What is a BIC exemption?
The final fiduciary rule includes a BIC exemption that allows advisors to continue to be paid on commission. To qualify for the exemption, the advisor’s firm will have to:
- Acknowledge that they and the advisor are fiduciaries and that they are working in their clients’ best interests.
- Adopt policies to ensure that all advice meets impartial conduct standards, including ensuring that advisor compensation practices do not encourage inappropriate recommendations.
- Disclose important information about the advisor’s services, fees and compensation.
- Agree, in the case of IRAs, that the firm and their advisors will adhere to these requirements in a written contract that is enforceable by investors.
Why would an advisor or intermediary need to use the BIC exemption?
Advisors who are considered fiduciaries under the new DOL rule can generally receive a commission or a 12b-1 fee from an IRA or other retirement plan only if they comply with the terms of a prohibited transaction exemption, like the new BIC exemption.
What about existing clients who are invested in A and C shares? Would an advisor or intermediary need to use the BIC exemption to continue receiving 12b-1 fees?
The new rule includes a grandfather provision for preexisting assets, which is effective through April 10, 2017. Current and/or new IRA clients who are invested in A and C shares will be able to continue receiving advice after the effective date without having to comply with the new BIC exemption, provided that the advice falls within the grandfather exception.
What does the grandfather provision cover?
The grandfather exception potentially applies to:
- Hold recommendations on A and C shares made after April 10, 2017.
- Exchanges after April 10, 2017.
- New purchases that relate to systematic contribution programs established before April 10, 2017.
The grandfather exception does not require use of a contract or require new disclosures. It is, however, available only if a hold or exchange recommendation is in the best interest of the investor, the investor pays no more than reasonable compensation and the advisor communicates honestly with the investor.
What if I already act in my clients’ best interests?
We believe that the vast majority of investment professionals already act in the best interests of their clients.
This final DOL fiduciary rule imposes new compliance requirements, including a BIC, for certain commissionable transactions. The rule exposes advisors to legal liability should they violate the fiduciary standard.

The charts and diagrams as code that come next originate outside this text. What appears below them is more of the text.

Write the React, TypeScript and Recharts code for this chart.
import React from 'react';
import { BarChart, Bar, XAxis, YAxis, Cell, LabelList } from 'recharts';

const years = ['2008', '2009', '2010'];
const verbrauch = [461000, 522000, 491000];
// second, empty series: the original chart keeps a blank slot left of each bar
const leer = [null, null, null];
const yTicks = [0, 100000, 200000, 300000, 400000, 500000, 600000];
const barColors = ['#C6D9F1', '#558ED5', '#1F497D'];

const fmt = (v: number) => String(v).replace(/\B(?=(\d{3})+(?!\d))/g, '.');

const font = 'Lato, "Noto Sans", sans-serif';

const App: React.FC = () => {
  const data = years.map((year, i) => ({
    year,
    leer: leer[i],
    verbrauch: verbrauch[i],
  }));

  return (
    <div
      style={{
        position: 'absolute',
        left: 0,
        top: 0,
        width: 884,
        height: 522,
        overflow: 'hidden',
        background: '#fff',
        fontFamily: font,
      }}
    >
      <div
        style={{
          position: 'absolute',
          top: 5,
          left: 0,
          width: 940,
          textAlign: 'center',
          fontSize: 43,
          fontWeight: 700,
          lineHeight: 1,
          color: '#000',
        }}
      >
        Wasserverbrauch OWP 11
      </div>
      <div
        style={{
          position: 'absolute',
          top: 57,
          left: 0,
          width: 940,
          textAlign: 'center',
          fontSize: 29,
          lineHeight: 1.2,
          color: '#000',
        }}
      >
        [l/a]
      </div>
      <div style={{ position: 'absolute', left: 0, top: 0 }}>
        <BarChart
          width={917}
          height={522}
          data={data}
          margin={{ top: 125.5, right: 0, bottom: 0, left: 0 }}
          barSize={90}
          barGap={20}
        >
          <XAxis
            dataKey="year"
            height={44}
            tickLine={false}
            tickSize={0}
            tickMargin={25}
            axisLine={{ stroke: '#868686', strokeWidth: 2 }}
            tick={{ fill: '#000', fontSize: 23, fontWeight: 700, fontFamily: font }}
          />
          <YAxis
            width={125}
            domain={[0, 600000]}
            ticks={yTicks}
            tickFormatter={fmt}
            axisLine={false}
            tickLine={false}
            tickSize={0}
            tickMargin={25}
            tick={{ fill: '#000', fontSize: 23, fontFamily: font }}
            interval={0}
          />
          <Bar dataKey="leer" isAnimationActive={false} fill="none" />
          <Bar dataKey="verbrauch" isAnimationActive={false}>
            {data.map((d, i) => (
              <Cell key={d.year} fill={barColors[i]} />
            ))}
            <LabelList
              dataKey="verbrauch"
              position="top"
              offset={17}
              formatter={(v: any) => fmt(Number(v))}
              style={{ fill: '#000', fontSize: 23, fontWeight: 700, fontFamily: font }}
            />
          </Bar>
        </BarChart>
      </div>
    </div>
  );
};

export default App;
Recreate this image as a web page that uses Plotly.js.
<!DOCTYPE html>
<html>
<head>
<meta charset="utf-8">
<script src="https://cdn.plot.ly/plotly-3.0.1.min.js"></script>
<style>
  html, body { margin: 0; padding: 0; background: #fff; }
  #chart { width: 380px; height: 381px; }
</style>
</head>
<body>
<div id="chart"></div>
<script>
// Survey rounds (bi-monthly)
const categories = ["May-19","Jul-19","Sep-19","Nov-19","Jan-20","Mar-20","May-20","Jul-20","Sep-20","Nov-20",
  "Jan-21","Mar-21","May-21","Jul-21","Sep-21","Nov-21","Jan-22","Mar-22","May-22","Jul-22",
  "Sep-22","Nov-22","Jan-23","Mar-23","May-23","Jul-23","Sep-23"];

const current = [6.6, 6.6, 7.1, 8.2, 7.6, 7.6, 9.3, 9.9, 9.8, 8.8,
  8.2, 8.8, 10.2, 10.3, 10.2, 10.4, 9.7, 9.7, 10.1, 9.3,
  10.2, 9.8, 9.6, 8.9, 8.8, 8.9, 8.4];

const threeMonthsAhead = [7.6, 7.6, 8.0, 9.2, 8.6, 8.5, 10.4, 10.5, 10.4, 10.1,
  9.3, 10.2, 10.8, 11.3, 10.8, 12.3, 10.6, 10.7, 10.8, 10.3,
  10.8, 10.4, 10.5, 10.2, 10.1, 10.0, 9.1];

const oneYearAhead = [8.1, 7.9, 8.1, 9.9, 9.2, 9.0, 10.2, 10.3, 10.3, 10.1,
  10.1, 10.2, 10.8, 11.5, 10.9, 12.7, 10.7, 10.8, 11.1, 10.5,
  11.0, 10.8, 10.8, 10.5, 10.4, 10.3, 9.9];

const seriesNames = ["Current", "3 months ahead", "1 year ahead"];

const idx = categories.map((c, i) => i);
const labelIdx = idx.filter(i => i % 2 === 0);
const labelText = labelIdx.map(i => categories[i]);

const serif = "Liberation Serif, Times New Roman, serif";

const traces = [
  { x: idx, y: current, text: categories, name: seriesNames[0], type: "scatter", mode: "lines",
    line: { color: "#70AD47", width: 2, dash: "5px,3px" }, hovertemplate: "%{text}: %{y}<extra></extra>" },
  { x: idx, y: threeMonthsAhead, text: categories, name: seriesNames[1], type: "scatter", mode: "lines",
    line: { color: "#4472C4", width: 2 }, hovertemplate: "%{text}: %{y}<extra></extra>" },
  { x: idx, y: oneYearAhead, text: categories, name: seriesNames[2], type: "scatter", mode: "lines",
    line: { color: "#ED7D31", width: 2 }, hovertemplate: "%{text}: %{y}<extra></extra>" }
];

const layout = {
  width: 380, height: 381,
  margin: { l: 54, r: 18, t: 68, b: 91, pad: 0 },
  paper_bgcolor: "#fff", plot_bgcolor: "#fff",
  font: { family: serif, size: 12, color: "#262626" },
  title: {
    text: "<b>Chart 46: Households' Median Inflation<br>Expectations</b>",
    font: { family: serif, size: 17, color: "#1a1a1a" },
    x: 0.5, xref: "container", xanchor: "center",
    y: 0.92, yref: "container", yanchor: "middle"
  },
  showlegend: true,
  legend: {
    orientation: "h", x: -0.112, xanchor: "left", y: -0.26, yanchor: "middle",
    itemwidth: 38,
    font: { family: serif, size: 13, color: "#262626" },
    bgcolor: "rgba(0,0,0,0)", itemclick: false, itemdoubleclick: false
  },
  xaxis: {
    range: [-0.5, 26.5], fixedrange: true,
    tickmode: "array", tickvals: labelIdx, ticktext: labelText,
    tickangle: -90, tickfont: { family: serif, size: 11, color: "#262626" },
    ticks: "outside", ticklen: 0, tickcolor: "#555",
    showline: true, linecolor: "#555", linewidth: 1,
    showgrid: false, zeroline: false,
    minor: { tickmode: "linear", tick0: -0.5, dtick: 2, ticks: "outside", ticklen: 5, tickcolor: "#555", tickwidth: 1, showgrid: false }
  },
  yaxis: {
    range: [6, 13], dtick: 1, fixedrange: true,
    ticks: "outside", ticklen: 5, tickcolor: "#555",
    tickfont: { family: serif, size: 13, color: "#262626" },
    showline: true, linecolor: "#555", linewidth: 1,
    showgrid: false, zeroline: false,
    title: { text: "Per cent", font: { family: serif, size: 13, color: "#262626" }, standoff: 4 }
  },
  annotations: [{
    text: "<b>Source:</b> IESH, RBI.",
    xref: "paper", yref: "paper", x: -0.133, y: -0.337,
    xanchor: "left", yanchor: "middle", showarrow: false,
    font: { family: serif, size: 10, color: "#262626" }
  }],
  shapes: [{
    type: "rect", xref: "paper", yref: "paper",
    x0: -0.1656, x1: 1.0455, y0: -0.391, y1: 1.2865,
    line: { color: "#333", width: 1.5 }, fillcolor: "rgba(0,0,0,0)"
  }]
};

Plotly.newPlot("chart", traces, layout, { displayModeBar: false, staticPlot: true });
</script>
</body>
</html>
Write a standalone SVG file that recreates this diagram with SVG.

More Information About the Rulemaking Process
Why did the DOL, and not the SEC, create this rule?
Under the Employee Retirement Income Security Act of 1974 (ERISA), the DOL has jurisdiction over employee benefits and retirement accounts.
The SEC has been considering a fiduciary rule for the broader investment industry and is likely to propose new rules now that the DOL has released its final ruling on employee benefit and retirement accounts.

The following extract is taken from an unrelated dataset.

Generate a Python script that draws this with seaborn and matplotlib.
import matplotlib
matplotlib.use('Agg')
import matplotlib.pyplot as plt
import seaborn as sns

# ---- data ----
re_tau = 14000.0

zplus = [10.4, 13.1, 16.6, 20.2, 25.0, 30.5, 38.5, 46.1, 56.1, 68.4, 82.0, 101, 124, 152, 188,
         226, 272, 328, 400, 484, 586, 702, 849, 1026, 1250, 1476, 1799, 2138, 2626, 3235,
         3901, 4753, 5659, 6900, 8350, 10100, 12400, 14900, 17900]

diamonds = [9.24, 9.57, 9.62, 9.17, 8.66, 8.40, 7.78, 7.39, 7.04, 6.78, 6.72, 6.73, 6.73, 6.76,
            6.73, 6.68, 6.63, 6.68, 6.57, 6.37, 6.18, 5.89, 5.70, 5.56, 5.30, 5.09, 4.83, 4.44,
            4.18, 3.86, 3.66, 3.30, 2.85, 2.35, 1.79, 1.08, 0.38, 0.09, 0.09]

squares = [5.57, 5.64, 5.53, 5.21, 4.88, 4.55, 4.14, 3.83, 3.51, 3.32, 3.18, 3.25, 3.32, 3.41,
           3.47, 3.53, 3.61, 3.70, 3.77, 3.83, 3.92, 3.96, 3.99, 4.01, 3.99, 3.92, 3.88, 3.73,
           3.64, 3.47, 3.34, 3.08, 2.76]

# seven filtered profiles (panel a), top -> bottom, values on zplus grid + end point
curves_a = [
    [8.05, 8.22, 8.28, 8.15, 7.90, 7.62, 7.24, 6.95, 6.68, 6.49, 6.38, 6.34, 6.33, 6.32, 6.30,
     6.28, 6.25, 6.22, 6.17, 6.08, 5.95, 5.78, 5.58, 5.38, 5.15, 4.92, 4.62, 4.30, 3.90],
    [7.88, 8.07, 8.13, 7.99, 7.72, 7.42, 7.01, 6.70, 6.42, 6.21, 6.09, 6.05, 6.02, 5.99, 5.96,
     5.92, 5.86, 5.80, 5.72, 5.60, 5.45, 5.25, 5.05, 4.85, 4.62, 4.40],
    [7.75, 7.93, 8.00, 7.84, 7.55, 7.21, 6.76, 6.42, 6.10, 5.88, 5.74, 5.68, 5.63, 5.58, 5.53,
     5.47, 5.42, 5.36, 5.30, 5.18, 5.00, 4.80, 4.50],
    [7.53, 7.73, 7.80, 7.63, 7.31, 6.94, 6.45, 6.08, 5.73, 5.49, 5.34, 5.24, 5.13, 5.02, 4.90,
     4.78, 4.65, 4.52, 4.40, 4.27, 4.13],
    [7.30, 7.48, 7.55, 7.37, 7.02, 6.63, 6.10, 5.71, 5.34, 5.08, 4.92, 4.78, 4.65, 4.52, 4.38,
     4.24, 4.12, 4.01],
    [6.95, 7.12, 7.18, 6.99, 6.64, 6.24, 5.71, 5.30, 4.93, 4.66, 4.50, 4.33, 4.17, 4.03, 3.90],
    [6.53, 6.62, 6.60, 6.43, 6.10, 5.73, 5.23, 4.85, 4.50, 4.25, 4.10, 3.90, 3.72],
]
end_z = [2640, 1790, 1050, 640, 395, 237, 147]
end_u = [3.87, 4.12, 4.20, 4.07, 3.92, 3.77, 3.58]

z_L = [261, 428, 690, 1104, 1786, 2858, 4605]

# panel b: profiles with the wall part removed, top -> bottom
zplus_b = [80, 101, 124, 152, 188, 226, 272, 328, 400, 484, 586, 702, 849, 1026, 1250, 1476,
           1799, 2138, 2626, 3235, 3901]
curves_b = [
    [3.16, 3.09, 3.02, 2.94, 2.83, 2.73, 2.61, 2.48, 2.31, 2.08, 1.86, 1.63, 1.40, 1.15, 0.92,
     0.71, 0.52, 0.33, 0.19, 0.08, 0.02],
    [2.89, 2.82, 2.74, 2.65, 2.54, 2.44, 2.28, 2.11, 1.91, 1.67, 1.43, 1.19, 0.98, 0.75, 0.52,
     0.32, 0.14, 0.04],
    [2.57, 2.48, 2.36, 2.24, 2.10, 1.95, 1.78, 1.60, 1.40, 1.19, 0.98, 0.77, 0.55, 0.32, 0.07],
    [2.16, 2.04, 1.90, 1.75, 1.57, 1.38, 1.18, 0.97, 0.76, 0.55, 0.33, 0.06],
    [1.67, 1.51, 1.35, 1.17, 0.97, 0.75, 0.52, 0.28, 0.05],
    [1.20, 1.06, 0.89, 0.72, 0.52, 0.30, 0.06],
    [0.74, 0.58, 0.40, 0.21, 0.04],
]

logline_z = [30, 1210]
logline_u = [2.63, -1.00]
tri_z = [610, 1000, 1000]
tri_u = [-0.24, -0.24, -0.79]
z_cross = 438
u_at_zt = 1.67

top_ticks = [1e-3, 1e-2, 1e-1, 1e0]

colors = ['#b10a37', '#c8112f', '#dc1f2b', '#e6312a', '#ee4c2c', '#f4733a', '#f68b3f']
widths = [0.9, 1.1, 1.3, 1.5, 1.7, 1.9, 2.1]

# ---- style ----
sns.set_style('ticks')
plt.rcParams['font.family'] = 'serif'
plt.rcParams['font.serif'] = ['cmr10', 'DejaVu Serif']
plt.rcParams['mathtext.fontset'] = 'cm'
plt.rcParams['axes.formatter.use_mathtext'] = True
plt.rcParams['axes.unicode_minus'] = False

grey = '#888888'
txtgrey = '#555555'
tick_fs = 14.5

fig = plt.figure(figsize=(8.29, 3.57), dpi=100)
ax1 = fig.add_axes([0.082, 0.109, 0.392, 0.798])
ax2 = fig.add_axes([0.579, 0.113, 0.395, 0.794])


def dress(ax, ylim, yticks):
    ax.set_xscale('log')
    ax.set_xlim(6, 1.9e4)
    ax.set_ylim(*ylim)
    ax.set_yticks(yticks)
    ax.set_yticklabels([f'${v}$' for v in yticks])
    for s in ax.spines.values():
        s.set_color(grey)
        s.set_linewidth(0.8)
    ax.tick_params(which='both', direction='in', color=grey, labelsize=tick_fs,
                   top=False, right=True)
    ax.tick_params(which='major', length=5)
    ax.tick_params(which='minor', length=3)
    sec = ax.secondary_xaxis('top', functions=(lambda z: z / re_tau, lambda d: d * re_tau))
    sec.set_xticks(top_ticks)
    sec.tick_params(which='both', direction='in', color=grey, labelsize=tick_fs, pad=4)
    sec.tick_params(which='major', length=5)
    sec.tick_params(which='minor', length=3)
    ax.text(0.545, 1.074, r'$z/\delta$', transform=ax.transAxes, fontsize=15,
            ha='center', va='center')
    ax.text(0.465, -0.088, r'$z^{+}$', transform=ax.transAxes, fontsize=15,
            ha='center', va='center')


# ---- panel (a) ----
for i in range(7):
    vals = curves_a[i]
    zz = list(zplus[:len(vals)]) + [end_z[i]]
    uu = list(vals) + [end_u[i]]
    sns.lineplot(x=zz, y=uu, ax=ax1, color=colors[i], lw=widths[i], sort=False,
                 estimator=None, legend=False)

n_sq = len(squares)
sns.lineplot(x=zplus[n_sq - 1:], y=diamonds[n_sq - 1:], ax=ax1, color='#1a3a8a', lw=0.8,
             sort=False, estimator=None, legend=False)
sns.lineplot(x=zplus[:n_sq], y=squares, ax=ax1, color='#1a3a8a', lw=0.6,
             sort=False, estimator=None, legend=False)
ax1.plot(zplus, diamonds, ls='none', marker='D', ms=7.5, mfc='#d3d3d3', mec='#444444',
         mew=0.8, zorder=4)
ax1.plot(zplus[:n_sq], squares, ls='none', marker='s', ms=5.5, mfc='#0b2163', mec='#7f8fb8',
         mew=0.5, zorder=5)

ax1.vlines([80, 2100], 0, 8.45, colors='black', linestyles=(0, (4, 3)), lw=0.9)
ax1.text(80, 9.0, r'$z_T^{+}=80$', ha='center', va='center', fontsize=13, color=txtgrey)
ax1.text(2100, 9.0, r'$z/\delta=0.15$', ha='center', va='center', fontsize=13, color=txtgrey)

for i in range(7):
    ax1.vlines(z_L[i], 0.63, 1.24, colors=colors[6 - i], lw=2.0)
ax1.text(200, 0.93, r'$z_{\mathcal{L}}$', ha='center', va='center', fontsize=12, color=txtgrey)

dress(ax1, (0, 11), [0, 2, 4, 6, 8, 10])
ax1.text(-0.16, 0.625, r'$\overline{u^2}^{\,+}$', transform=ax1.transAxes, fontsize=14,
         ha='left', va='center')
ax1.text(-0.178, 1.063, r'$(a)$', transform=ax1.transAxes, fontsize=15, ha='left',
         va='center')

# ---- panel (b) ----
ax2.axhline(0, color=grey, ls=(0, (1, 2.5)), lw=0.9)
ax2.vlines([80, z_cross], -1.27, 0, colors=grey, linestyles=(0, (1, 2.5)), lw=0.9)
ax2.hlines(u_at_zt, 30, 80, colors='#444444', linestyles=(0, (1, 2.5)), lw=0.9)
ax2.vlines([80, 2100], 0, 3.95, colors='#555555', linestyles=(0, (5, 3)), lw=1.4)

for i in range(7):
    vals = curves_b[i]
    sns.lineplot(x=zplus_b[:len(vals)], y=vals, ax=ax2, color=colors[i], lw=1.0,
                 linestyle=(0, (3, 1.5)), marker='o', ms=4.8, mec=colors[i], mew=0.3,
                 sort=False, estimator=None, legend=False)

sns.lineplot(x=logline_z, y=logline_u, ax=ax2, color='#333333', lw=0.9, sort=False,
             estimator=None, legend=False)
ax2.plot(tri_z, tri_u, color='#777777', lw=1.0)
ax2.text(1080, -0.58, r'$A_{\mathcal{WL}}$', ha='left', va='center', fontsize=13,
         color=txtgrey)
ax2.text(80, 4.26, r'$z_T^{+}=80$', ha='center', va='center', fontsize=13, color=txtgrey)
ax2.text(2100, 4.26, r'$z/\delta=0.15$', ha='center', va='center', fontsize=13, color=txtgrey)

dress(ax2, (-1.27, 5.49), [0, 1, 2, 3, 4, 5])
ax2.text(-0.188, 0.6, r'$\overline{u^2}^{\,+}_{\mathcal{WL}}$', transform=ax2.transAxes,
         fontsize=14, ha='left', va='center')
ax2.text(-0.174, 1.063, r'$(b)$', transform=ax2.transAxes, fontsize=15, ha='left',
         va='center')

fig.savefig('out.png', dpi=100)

When will the fiduciary rule go into effect?
The new rule allows advisors to continue doing business under current law — without restriction — prior to the rule’s effective date of April 10, 2017. No new requirements will be effective in 2016.

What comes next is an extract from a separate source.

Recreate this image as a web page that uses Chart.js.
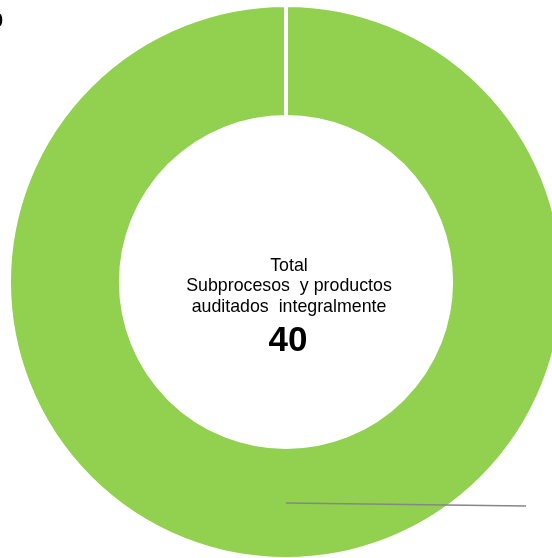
<!DOCTYPE html>
<html>
<head>
<meta charset="utf-8">
<script src="https://cdn.jsdelivr.net/npm/chart.js@4"></script>
<style>
  html, body { margin: 0; padding: 0; background: #ffffff; overflow: hidden; }
  #wrap { position: relative; width: 600px; height: 570px; }
</style>
</head>
<body>
<div id="wrap"><canvas id="c" width="600" height="570"></canvas></div>
<script>
// Audited items, by category
const categories = ['Auditados integralmente', 'Otros'];
const values = [40, 0];
const sliceColors = ['#92D050', '#5B9BD5'];

// Centre caption lines
const captionLines = ['Total', 'Subprocesos  y productos', 'auditados  integralmente'];

const centerTextPlugin = {
  id: 'centerText',
  afterDraw(chart) {
    const arc = chart.getDatasetMeta(0).data[0];
    if (!arc) return;
    const ctx = chart.ctx;
    const cx = arc.x + 3;
    const cy = arc.y;
    const total = chart.data.datasets[0].data.reduce((a, b) => a + b, 0);
    ctx.save();
    ctx.fillStyle = '#000000';
    ctx.textAlign = 'center';
    ctx.textBaseline = 'middle';
    ctx.font = '17.8px "Liberation Sans", Arial, sans-serif';
    const lh = 20.5;
    captionLines.forEach((t, i) => {
      ctx.fillText(t, cx, cy - 16 + i * lh);
    });
    ctx.font = 'bold 35px "Liberation Sans", Arial, sans-serif';
    ctx.fillText(String(total), cx - 1, cy + 59);
    ctx.restore();
  }
};

const calloutPlugin = {
  id: 'callouts',
  afterDraw(chart) {
    const meta = chart.getDatasetMeta(0);
    const ctx = chart.ctx;
    const area = chart.chartArea;
    const data = chart.data.datasets[0].data;
    ctx.save();
    meta.data.forEach((arc, i) => {
      const p = arc.getCenterPoint();
      if (data[i] > 0) {
        // leader line running out to the right
        const ex = p.x + 240;
        const ey = p.y + 3;
        ctx.strokeStyle = '#868686';
        ctx.lineWidth = 1.6;
        ctx.beginPath();
        ctx.moveTo(p.x, p.y);
        ctx.lineTo(ex, ey);
        ctx.stroke();
        ctx.fillStyle = '#000000';
        ctx.font = 'bold 20px "Liberation Sans", Arial, sans-serif';
        ctx.textAlign = 'left';
        ctx.textBaseline = 'middle';
        ctx.fillText(String(data[i]), ex + 40, ey);
      } else {
        ctx.fillStyle = '#000000';
        ctx.font = 'bold 20px "Liberation Sans", Arial, sans-serif';
        ctx.textAlign = 'right';
        ctx.textBaseline = 'middle';
        ctx.fillText(String(data[i]), area.left - 4, area.top + 18.5);
      }
    });
    ctx.restore();
  }
};

new Chart(document.getElementById('c'), {
  type: 'doughnut',
  data: {
    labels: categories,
    datasets: [{
      data: values,
      backgroundColor: sliceColors,
      borderColor: '#ffffff',
      borderWidth: 4
    }]
  },
  options: {
    responsive: false,
    animation: false,
    cutout: '59.6%',
    layout: { padding: { left: 7, top: 3, right: 35, bottom: 9 } },
    plugins: {
      legend: { display: false },
      tooltip: { enabled: false }
    }
  },
  plugins: [centerTextPlugin, calloutPlugin]
});
</script>
</body>
</html>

The rule will go into effect in two parts:
- The general fiduciary standard goes into effect on April 10, 2017.
- The full requirements of the BIC exemption go into effect on January 1, 2018.
During the period between the rule’s and the BIC exemption’s effective dates, financial advisors who receive commissionable compensation will need to satisfy only a streamlined version of the BIC exemption — one that does not require a contract or new disclosures.
Does the finalized rule need to be voted on by Congress to be passed?
No. The DOL has the authority to implement the rule without congressional involvement. It is possible that Congress could try to take some action to block the new rule from going into effect. However, such an effort would face an uphill battle.
Could the next presidential administration stop the rule from being implemented?
The next president could stop the rule from being implemented; however, a crucial factor would be the extent to which the industry has already moved toward a uniform fiduciary standard when the new administration takes office.